DESCRIPTION OF THE TASK: Could you retype the lines below, starting at the line holding "Rebuild this diagram" and stopping at the line holding "(db) -- (rec);", inclusive? Copy them exactly and drop the images.

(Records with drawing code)
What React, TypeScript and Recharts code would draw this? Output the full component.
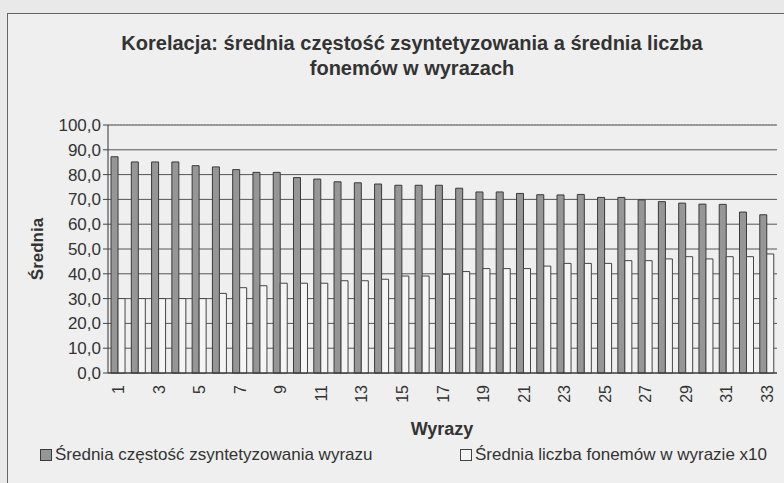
import { BarChart, Bar, XAxis, YAxis, CartesianGrid, ReferenceLine } from "recharts";

// word numbers on the category axis
const words = [
  1, 2, 3, 4, 5, 6, 7, 8, 9, 10, 11, 12, 13, 14, 15, 16, 17, 18, 19, 20, 21, 22, 23, 24, 25, 26,
  27, 28, 29, 30, 31, 32, 33,
];

// Średnia częstość zsyntetyzowania wyrazu
const avgFrequency = [
  87.2, 85.1, 85.1, 85.1, 83.6, 83.1, 82.0, 80.9, 80.9, 78.8, 78.2, 77.1, 76.7, 76.2, 75.7, 75.7,
  75.7, 74.5, 73.0, 73.0, 72.4, 71.9, 71.8, 72.0, 70.8, 70.8, 69.8, 69.1, 68.5, 68.1, 68.0, 64.9,
  63.8,
];

// Średnia liczba fonemów w wyrazie x10
const avgPhonemes = [
  30.0, 30.0, 30.0, 30.0, 30.0, 32.1, 34.4, 35.2, 36.2, 36.2, 36.2, 37.2, 37.2, 37.8, 39.1, 39.1,
  39.8, 40.9, 42.1, 42.1, 42.1, 43.1, 44.2, 44.2, 44.2, 45.3, 45.3, 46.0, 46.9, 46.0, 46.9, 46.9,
  48.0,
];

const yTicks = [0, 10, 20, 30, 40, 50, 60, 70, 80, 90, 100];
const edgeTicks = [
  0, 1, 2, 3, 4, 5, 6, 7, 8, 9, 10, 11, 12, 13, 14, 15, 16, 17, 18, 19, 20, 21, 22, 23, 24, 25, 26,
  27, 28, 29, 30, 31, 32, 33,
];

const data = words.map((w, i) => ({
  word: String(w),
  freq: avgFrequency[i],
  phon: avgPhonemes[i],
}));

const FONT = "'Liberation Sans', Arial, sans-serif";
const INK = "#333";

function WordTick({ x, y, payload }: any) {
  return (
    <text
      x={x}
      y={y}
      dy={6}
      transform={`rotate(-90 ${x} ${y})`}
      textAnchor="end"
      fontFamily={FONT}
      fontSize={16}
      fill={INK}
    >
      {payload.value}
    </text>
  );
}

export default function App() {
  return (
    <div
      style={{
        position: "absolute",
        left: 0,
        top: 0,
        width: 784,
        height: 483,
        overflow: "hidden",
        background: "#e9e9e9",
        fontFamily: FONT,
        color: INK,
      }}
    >
      <div
        style={{
          position: "absolute",
          left: 7,
          top: 13,
          width: 820,
          height: 600,
          border: "1px solid #666",
          background: "#efefef",
        }}
      />
      <div
        style={{
          position: "absolute",
          left: 7,
          top: 31,
          width: 810,
          textAlign: "center",
          fontWeight: "bold",
          fontSize: 20,
          lineHeight: "25px",
        }}
      >
        Korelacja: średnia częstość zsyntetyzowania a średnia liczba
        <br />
        fonemów w wyrazach
      </div>
      <BarChart
        width={784}
        height={483}
        data={data}
        margin={{ top: 125, right: 7, bottom: 80, left: 48 }}
        barCategoryGap="15%"
        barGap={0}
        style={{ position: "absolute", left: 0, top: 0 }}
      >
        <CartesianGrid vertical={false} stroke="#555" strokeOpacity={1} />
        <XAxis
          xAxisId="edges"
          type="number"
          domain={[0, 33]}
          ticks={edgeTicks}
          allowDataOverflow
          height={0}
          tickFormatter={() => ""}
          tickSize={5}
          tickLine={{ stroke: "#444" }}
          axisLine={false}
        />
        <XAxis
          dataKey="word"
          height={30}
          interval={1}
          tickLine={false}
          tickMargin={6}
          tick={<WordTick />}
          axisLine={{ stroke: "#333" }}
        />
        <YAxis
          width={60}
          domain={[0, 100]}
          ticks={yTicks}
          interval={0}
          tickFormatter={(v: number) => v.toFixed(1).replace(".", ",")}
          tickSize={5}
          tickMargin={2}
          tickLine={{ stroke: "#444" }}
          axisLine={{ stroke: "#333" }}
          tick={{ fill: INK, fontSize: 17, fontFamily: FONT }}
        />
        <ReferenceLine y={100} stroke="#888" strokeDasharray="2 1" />
        <ReferenceLine xAxisId="edges" x={33} stroke="#555" />
        <Bar dataKey="freq" fill="#969696" stroke="#3a3a3a" isAnimationActive={false} />
        <Bar dataKey="phon" fill="#f5f5f5" stroke="#444" isAnimationActive={false} />
      </BarChart>
      <div
        style={{
          position: "absolute",
          left: 38,
          top: 249,
          transform: "translate(-50%, -50%) rotate(-90deg)",
          fontWeight: "bold",
          fontSize: 17,
        }}
      >
        Średnia
      </div>
      <div
        style={{
          position: "absolute",
          left: 442,
          top: 429,
          transform: "translate(-50%, -50%)",
          fontWeight: "bold",
          fontSize: 18,
        }}
      >
        Wyrazy
      </div>
      <div
        style={{
          position: "absolute",
          left: 40,
          top: 445,
          display: "flex",
          alignItems: "center",
          fontSize: 17,
        }}
      >
        <span
          style={{
            width: 10,
            height: 10,
            background: "#969696",
            border: "1px solid #3a3a3a",
            marginRight: 3,
          }}
        />
        Średnia częstość zsyntetyzowania wyrazu
      </div>
      <div
        style={{
          position: "absolute",
          left: 460,
          top: 445,
          display: "flex",
          alignItems: "center",
          fontSize: 17,
        }}
      >
        <span
          style={{
            width: 10,
            height: 10,
            background: "#f5f5f5",
            border: "1px solid #444",
            marginRight: 3,
          }}
        />
        Średnia liczba fonemów w wyrazie x10
      </div>
    </div>
  );
}
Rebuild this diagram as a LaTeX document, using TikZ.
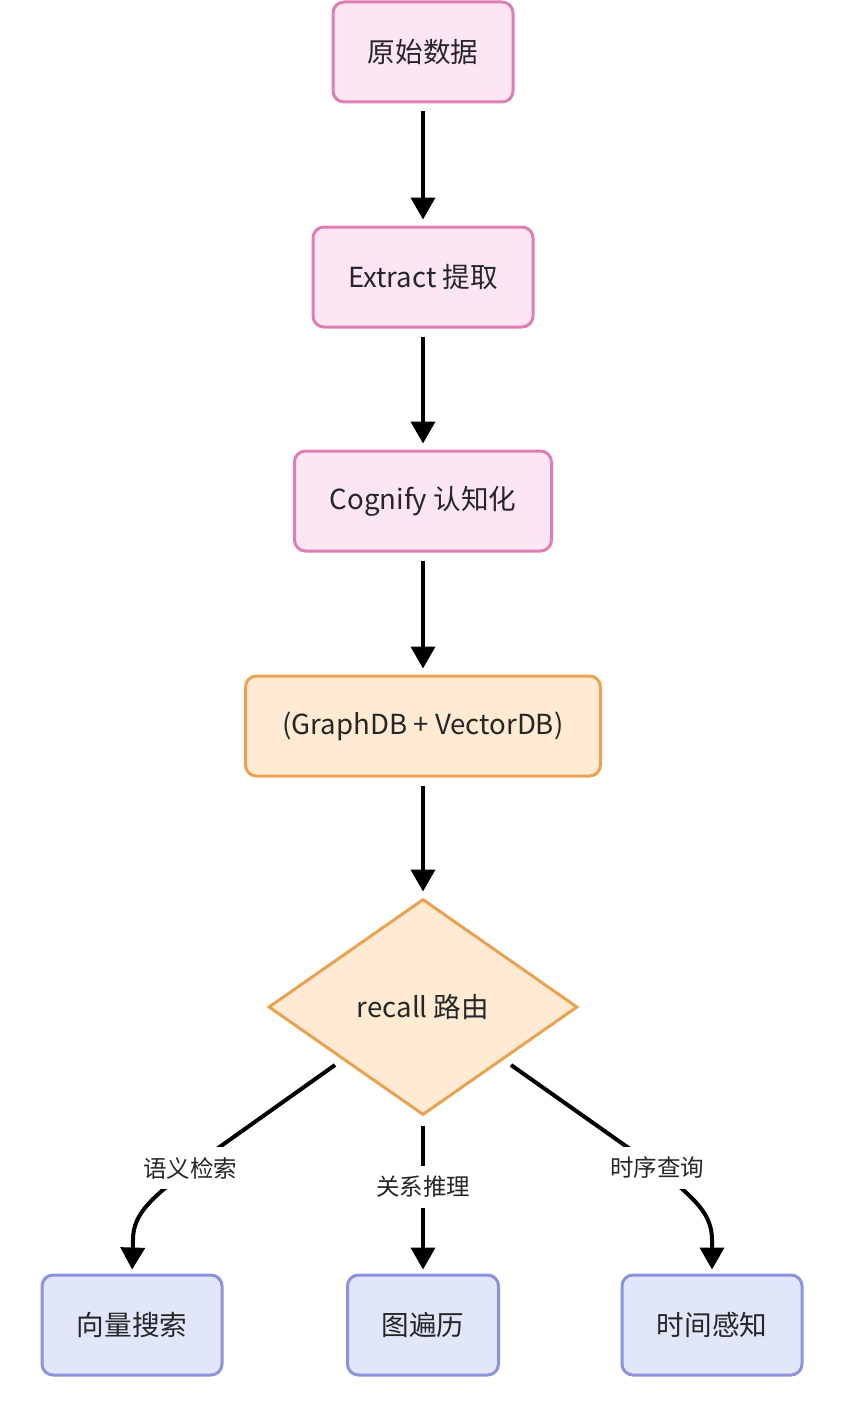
\documentclass[tikz,border=0pt]{standalone}
\usepackage{fontspec}
\setmainfont{Noto Sans CJK SC}
\usetikzlibrary{shapes.geometric,arrows.meta}
\definecolor{pinkfill}{HTML}{FDE6F3}
\definecolor{pinkline}{HTML}{E07DB4}
\definecolor{orfill}{HTML}{FFEBD3}
\definecolor{orline}{HTML}{EBA152}
\definecolor{bluefill}{HTML}{E1E6FB}
\definecolor{blueline}{HTML}{8C93DC}
\definecolor{txt}{HTML}{262626}
\tikzset{
  basebox/.style={rectangle, rounded corners=11pt, line width=3pt, minimum height=100pt,
    inner sep=0pt, text=txt, font=\fontsize{27.6}{32}\selectfont},
  pinkbox/.style={basebox, draw=pinkline, fill=pinkfill},
  orbox/.style={basebox, draw=orline, fill=orfill},
  bluebox/.style={basebox, draw=blueline, fill=bluefill, minimum width=180pt},
  flow/.style={line width=4pt, -{Triangle[length=22pt,width=24pt]}},
  elabel/.style={fill=white, inner xsep=6pt, inner ysep=10pt, text=txt, font=\fontsize{23.5}{28}\selectfont},
}
\begin{document}
\begin{tikzpicture}[x=1pt,y=-1pt]
\useasboundingbox (0,0) rectangle (846,1418);
\node[pinkbox, minimum width=180pt] (raw) at (423,52) {原始数据};
\node[pinkbox, minimum width=220pt] (ext) at (423,277) {Extract 提取};
\node[pinkbox, minimum width=257pt] (cog) at (423,501) {Cognify 认知化};
\node[orbox, minimum width=355pt] (db) at (423,726) {(GraphDB + VectorDB)};
\node[diamond, aspect=1.43, draw=orline, fill=orfill, line width=3pt, inner sep=0pt,
  minimum width=309pt, minimum height=216pt, text=txt, font=\fontsize{27.6}{32}\selectfont] (rec) at (423,1007) {recall 路由};
\node[bluebox] (v1) at (132,1325) {向量搜索};
\node[bluebox, minimum width=151pt] (v2) at (423,1325) {图遍历};
\node[bluebox] (v3) at (712,1325) {时间感知};

\draw[flow, shorten <=8pt, shorten >=6pt] (raw) -- (ext);
\draw[flow, shorten <=8pt, shorten >=6pt] (ext) -- (cog);
\draw[flow, shorten <=8pt, shorten >=6pt] (cog) -- (db);
\draw[flow, shorten <=8pt, shorten >=6pt] (db) -- (rec);

\coordinate (sl) at (335,1065);
\coordinate (sm) at (423,1126);
\coordinate (sr) at (511,1065);
\coordinate (bl) at (190,1168);
\coordinate (br) at (657,1168);
\draw[flow, shorten >=4pt] (sl) -- (bl) .. controls (152,1198) and (133,1213) .. (133,1240) -- (v1.north);
\draw[flow, shorten >=4pt] (sm) -- (v2.north);
\draw[flow, shorten >=4pt] (sr) -- (br) .. controls (694,1198) and (712,1213) .. (712,1240) -- (v3.north);
\node[elabel] (l1) at (bl) {语义检索};
\node[elabel] (l2) at (423,1187) {关系推理};
\node[elabel] (l3) at (br) {时序查询};
\end{tikzpicture}
\end{document}
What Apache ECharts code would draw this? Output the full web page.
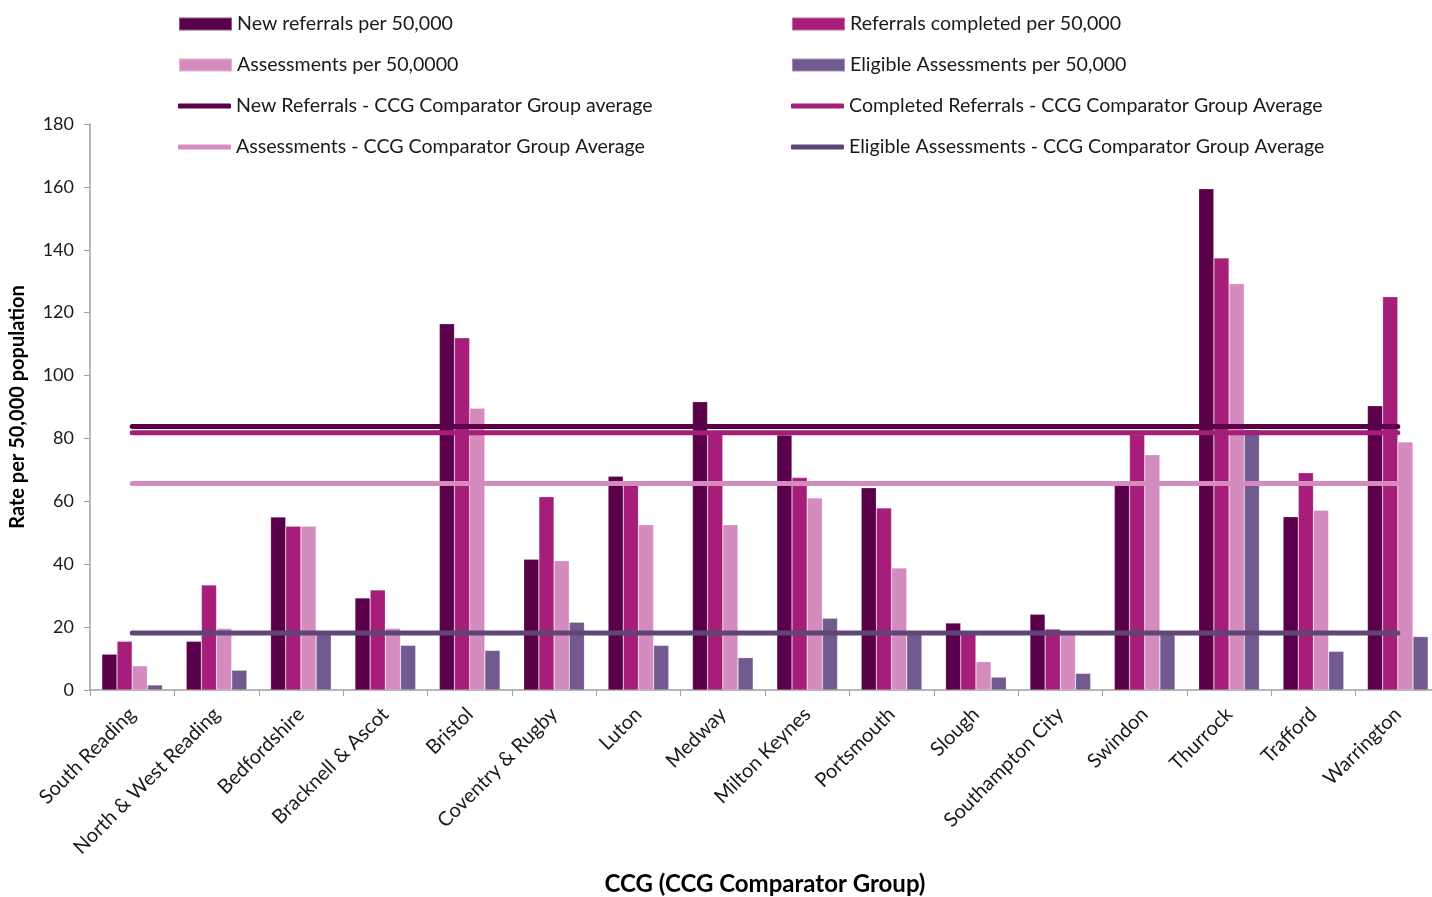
<!DOCTYPE html>
<html>
<head>
<meta charset="utf-8">
<script src="https://cdn.jsdelivr.net/npm/echarts@6/dist/echarts.min.js"></script>
<style>
  html, body { margin: 0; padding: 0; background: #fff; }
  #chart { width: 1432px; height: 897px; }
</style>
</head>
<body>
<div id="chart"></div>
<script>
const categories = [
  "South Reading", "North & West Reading", "Bedfordshire", "Bracknell & Ascot",
  "Bristol", "Coventry & Rugby", "Luton", "Medway", "Milton Keynes",
  "Portsmouth", "Slough", "Southampton City", "Swindon", "Thurrock",
  "Trafford", "Warrington",
];
const newReferrals = [11.4, 15.5, 55.0, 29.3, 116.5, 41.6, 68.0, 91.7, 81.1, 64.3, 21.3, 24.1, 65.2, 159.4, 55.1, 90.4];
const referralsCompleted = [15.5, 33.4, 52.1, 31.8, 112.0, 61.5, 65.5, 82.1, 67.6, 57.9, 17.8, 19.4, 81.2, 137.4, 69.1, 125.1];
const assessments = [7.7, 19.6, 52.1, 19.6, 89.6, 41.1, 52.6, 52.6, 61.1, 38.8, 9.0, 18.0, 74.8, 129.2, 57.2, 78.9];
const eligibleAssessments = [1.6, 6.3, 18.8, 14.2, 12.6, 21.6, 14.2, 10.3, 22.8, 18.8, 4.1, 5.3, 18.8, 82.8, 12.3, 17.0];

// comparator group averages (flat lines)
const avgNewReferrals = 83.8;
const avgCompleted = 81.8;
const avgAssessments = 65.7;
const avgEligible = 18.1;

const font = "Lato, 'Open Sans', sans-serif";

const chart = echarts.init(document.getElementById("chart"));

function barSeries(name, data, color) {
  return {
    name, type: "bar", data, barGap: "0%", barCategoryGap: "28%",
    itemStyle: { color, borderColor: "rgba(255,255,255,0.35)", borderWidth: 0.6 },
    z: 2,
  };
}

function avgSeries(name, value, color) {
  return {
    name, type: "line", symbol: "none", z: 5,
    data: categories.map(() => value),
    lineStyle: { color, width: 5, cap: "round" },
    itemStyle: { color },
  };
}

const legendText = { fontFamily: font, fontSize: 19.6, color: "#1a1a1a", lineHeight: 20 };

function legendBlock(left, top, names, isLine) {
  return {
    orient: "vertical", left, top, padding: 0, itemGap: 21,
    itemWidth: 53, itemHeight: isLine ? 5 : 13,
    icon: isLine ? "roundRect" : "rect",
    textStyle: legendText,
    data: names,
  };
}

chart.setOption({
  backgroundColor: "#fff",
  animation: false,
  grid: { left: 90, top: 124, bottom: 207, width: 1350, outerBoundsMode: "none" },
  legend: [
    legendBlock(178, 14, ["New referrals per 50,000", "Assessments per 50,0000"], false),
    legendBlock(178, 96, [
      "New Referrals - CCG Comparator Group average",
      "Assessments - CCG Comparator Group Average",
    ], true),
    legendBlock(791, 14, ["Referrals completed per 50,000", "Eligible Assessments per 50,000"], false),
    legendBlock(791, 96, [
      "Completed Referrals - CCG Comparator Group Average",
      "Eligible Assessments - CCG Comparator Group Average",
    ], true),
  ],
  xAxis: {
    type: "category",
    data: categories,
    name: "CCG (CCG Comparator Group)",
    nameLocation: "middle",
    nameGap: 182,
    nameTextStyle: { fontFamily: font, fontSize: 24, fontWeight: "bold", color: "#000" },
    axisLine: { lineStyle: { color: "#a0a0a0", width: 1.5 } },
    axisTick: { show: true, length: 6, lineStyle: { color: "#a0a0a0" } },
    axisLabel: {
      rotate: 45, interval: 0, margin: 21,
      fontFamily: font, fontSize: 20, color: "#1a1a1a",
    },
  },
  yAxis: {
    type: "value",
    min: 0, max: 180, interval: 20,
    name: "Rate per 50,000 population",
    nameLocation: "middle",
    nameGap: 62,
    nameTextStyle: { fontFamily: font, fontSize: 20, fontWeight: "bold", color: "#000" },
    axisLine: { show: true, lineStyle: { color: "#a0a0a0", width: 1.5 } },
    axisTick: { show: true, length: 6, lineStyle: { color: "#a0a0a0" } },
    splitLine: { show: false },
    axisLabel: { fontFamily: font, fontSize: 18, color: "#1a1a1a", margin: 16 },
  },
  series: [
    barSeries("New referrals per 50,000", newReferrals, "#5a004b"),
    barSeries("Referrals completed per 50,000", referralsCompleted, "#a61e79"),
    barSeries("Assessments per 50,0000", assessments, "#d48bbd"),
    barSeries("Eligible Assessments per 50,000", eligibleAssessments, "#725a90"),
    avgSeries("New Referrals - CCG Comparator Group average", avgNewReferrals, "#5a0048"),
    avgSeries("Completed Referrals - CCG Comparator Group Average", avgCompleted, "#a51e78"),
    avgSeries("Assessments - CCG Comparator Group Average", avgAssessments, "#d48bbd"),
    avgSeries("Eligible Assessments - CCG Comparator Group Average", avgEligible, "#5e4777"),
  ],
});
</script>
</body>
</html>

WRITTEN REPLY:
Rebuild this diagram as a LaTeX document, using TikZ.
\documentclass[tikz,border=0pt]{standalone}
\usepackage{fontspec}
\setmainfont{Noto Sans CJK SC}
\usetikzlibrary{shapes.geometric,arrows.meta}
\definecolor{pinkfill}{HTML}{FDE6F3}
\definecolor{pinkline}{HTML}{E07DB4}
\definecolor{orfill}{HTML}{FFEBD3}
\definecolor{orline}{HTML}{EBA152}
\definecolor{bluefill}{HTML}{E1E6FB}
\definecolor{blueline}{HTML}{8C93DC}
\definecolor{txt}{HTML}{262626}
\tikzset{
  basebox/.style={rectangle, rounded corners=11pt, line width=3pt, minimum height=100pt,
    inner sep=0pt, text=txt, font=\fontsize{27.6}{32}\selectfont},
  pinkbox/.style={basebox, draw=pinkline, fill=pinkfill},
  orbox/.style={basebox, draw=orline, fill=orfill},
  bluebox/.style={basebox, draw=blueline, fill=bluefill, minimum width=180pt},
  flow/.style={line width=4pt, -{Triangle[length=22pt,width=24pt]}},
  elabel/.style={fill=white, inner xsep=6pt, inner ysep=10pt, text=txt, font=\fontsize{23.5}{28}\selectfont},
}
\begin{document}
\begin{tikzpicture}[x=1pt,y=-1pt]
\useasboundingbox (0,0) rectangle (846,1418);
\node[pinkbox, minimum width=180pt] (raw) at (423,52) {原始数据};
\node[pinkbox, minimum width=220pt] (ext) at (423,277) {Extract 提取};
\node[pinkbox, minimum width=257pt] (cog) at (423,501) {Cognify 认知化};
\node[orbox, minimum width=355pt] (db) at (423,726) {(GraphDB + VectorDB)};
\node[diamond, aspect=1.43, draw=orline, fill=orfill, line width=3pt, inner sep=0pt,
  minimum width=309pt, minimum height=216pt, text=txt, font=\fontsize{27.6}{32}\selectfont] (rec) at (423,1007) {recall 路由};
\node[bluebox] (v1) at (132,1325) {向量搜索};
\node[bluebox, minimum width=151pt] (v2) at (423,1325) {图遍历};
\node[bluebox] (v3) at (712,1325) {时间感知};

\draw[flow, shorten <=8pt, shorten >=6pt] (raw) -- (ext);
\draw[flow, shorten <=8pt, shorten >=6pt] (ext) -- (cog);
\draw[flow, shorten <=8pt, shorten >=6pt] (cog) -- (db);
\draw[flow, shorten <=8pt, shorten >=6pt] (db) -- (rec);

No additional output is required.